Chroniques

École et violences

L’apprentissage dans la violence crée la violence. Le paysage scolaire marocain souffre aujourd’hui de plusieurs maux qui nous interpellent à plus d’un égard. Depuis plusieurs années, nos établissements scolaires accumulent les dérives, les ratés, les non-sens et les absurdités, avec en premier les violences qui font aujourd’hui partie de l’école marocaine comme s’il s’agissait d’une fatalité.

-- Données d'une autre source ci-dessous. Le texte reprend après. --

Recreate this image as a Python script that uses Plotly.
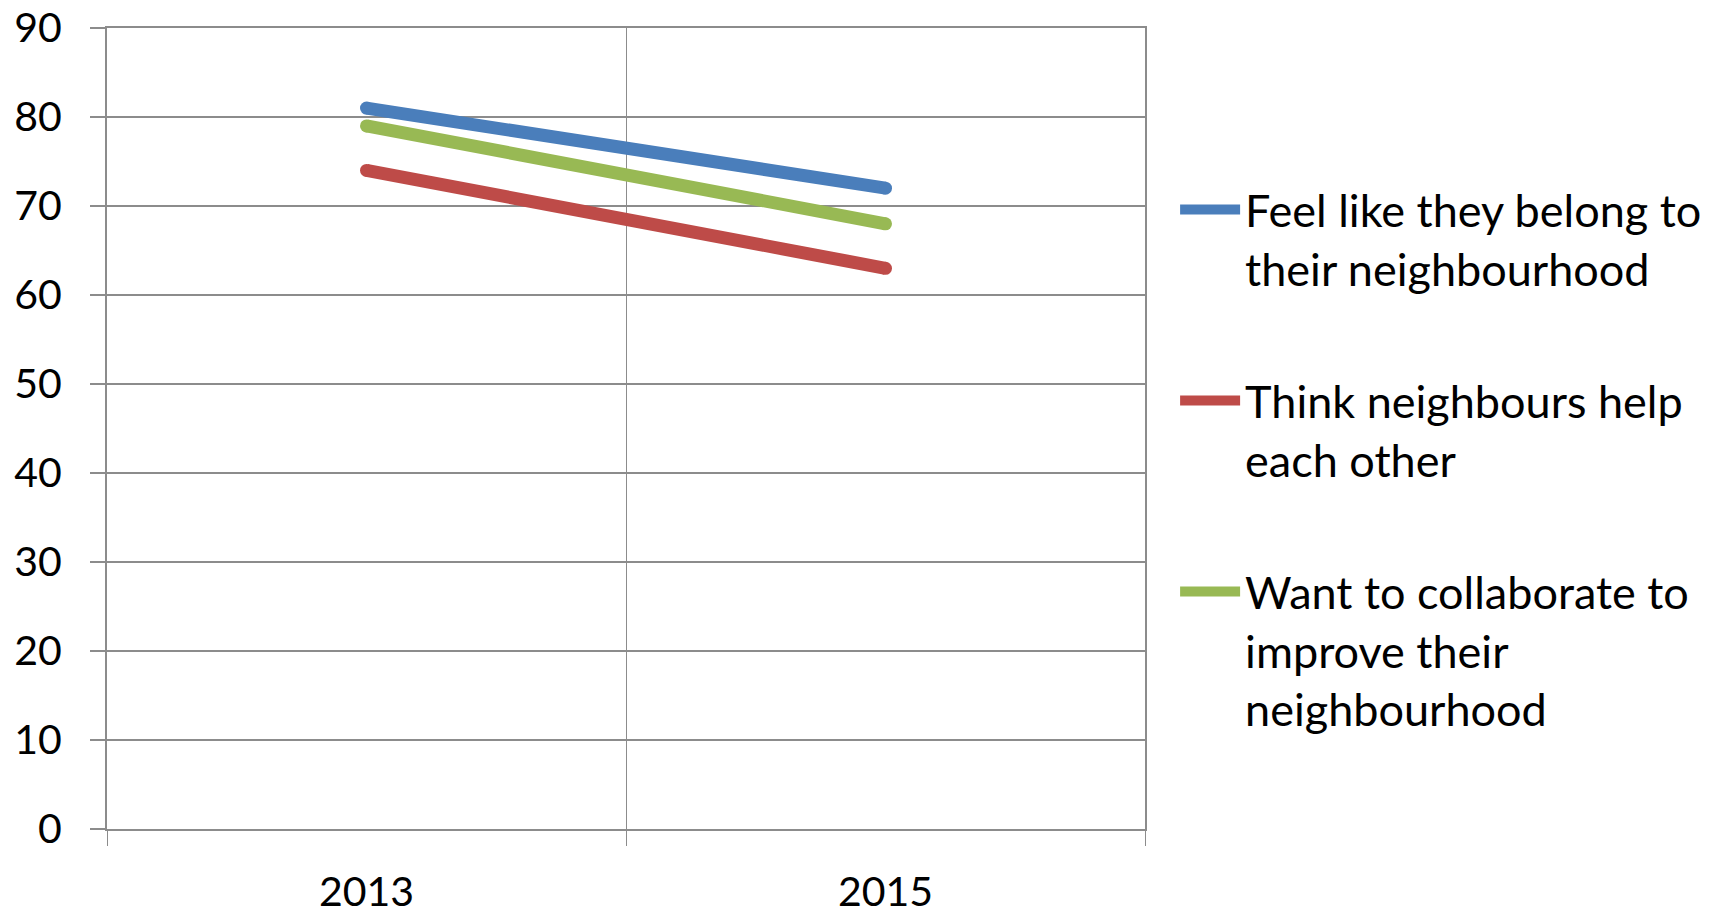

En effet, quand vous envoyez vos enfants à l’école, vous êtes très loin d’imaginer que ce qui est censé être un lieu de connaissance, d’apprentissage, d’ouverture, d’épanouissement, voire de créativité, peut se transformer en un cauchemar de tous les jours. Oui, l’école peut devenir hideuse, voire un enfer pour de nombreux enfants. Il ne faut pas se leurrer, ce que l’on croyait être des pratiques d’un autre âge, ont toujours droit de cité. Les violences physiques et psychologiques sont monnaie courante dans de nombreuses écoles publiques et privées. Dans ce sens, nous avons recueilli de nombreux témoignages de parents d’élèves aux abois, d’écoliers âgés entre 6 et 14 ans, en perdition, qui se font battre par certains de leurs instituteurs et enseignants. Oui, des coups de bâton, des coups de tuyau d’arrosage, des gifles, des coups de poing, des coups de pied, sans parler des injures, des invectives, de l’intimidation et d’autres techniques pour rabaisser les enfants.
Quand nous étions enfants, nous les quadras d’aujourd’hui, nous avons vécu ces horreurs. Mais cela se passait dans les années 80 et 90 du siècle dernier. Et de l’eau devait avoir coulé sous les ponts de la bonne école. Mais il n’en est rien. Si certains responsables ont compris que travailler avec des enfants nécessite de la patience, de la pédagogie, de l’affection, de l’humour et beaucoup de passion pour son métier, d’autres continuent de croire qu’être enseignant c’est d’abord punir. Peu importe le moyen, mais il faut sévir. Pire encore, quand ce sont certains parents d’élèves qui viennent demander aux instituteurs de frapper leurs mômes. Un comble ! Normal que pour ces instituteurs qui doivent être traduits en justice de donner des coups. Ils sont l’aval des parents, qui du coup, eux aussi, doivent répondre de leurs actes devant les juges. Oui, il s’agit de cela. Personne au monde n’a le droit de poser le petit doigt sur un enfant. Encore moins s’il doit lui inculquer le savoir et les valeurs éthiques de la société. La classe n’est pas un ring où certaines personnes viennent déverser leur colère, leur bile, leur mauvaise humeur en tabassant des gamins. La classe est un lieu sanctifié où doivent régner la joie, le partage, l’amour et la gaieté d’être protégé et guidé par un professeur aux valeurs humaines irréprochables. Au lieu de cela, nous avons rencontré des enfants qui ont peur. Des petits pour qui l’école et son enceinte sont aujourd’hui synonymes de violence et de terreur. Violence entre enfants, ce qui est déjà très grave et à prendre au sérieux. Risques de faire les frais de trafiquants de stupéfiants qui ont fait de certains établissements leur terrain de jeu. Crainte de venir en classe et de subir. Repartir chez soi avec les traces des coups sur les doigts, sur la plante des pieds, ou alors le dos cinglé d’un coup de tuyau. Et on ose encore se demander pourquoi certains enfants sont violents, s’adonnent aux drogues et quittent l’école !
La vie et la constitution psychologique de nos enfants sont d’une grande importance. Il faut veiller sur leur épanouissement, leur garantir un climat sain au sein des écoles et ne pas hésiter l’ombre d’une seconde à traduire en justice tout responsable d’un acte de barbarie sur nos enfants. Si tous les parents y mettent du leur, l’école marocaine changera et les tortionnaires seront bannis.
Les conséquences sont directes et la recrudescence de la violence dans nos rues ou nos stades de football comme la criminalité sont le miroir d’une répétition des schémas de l’enfance …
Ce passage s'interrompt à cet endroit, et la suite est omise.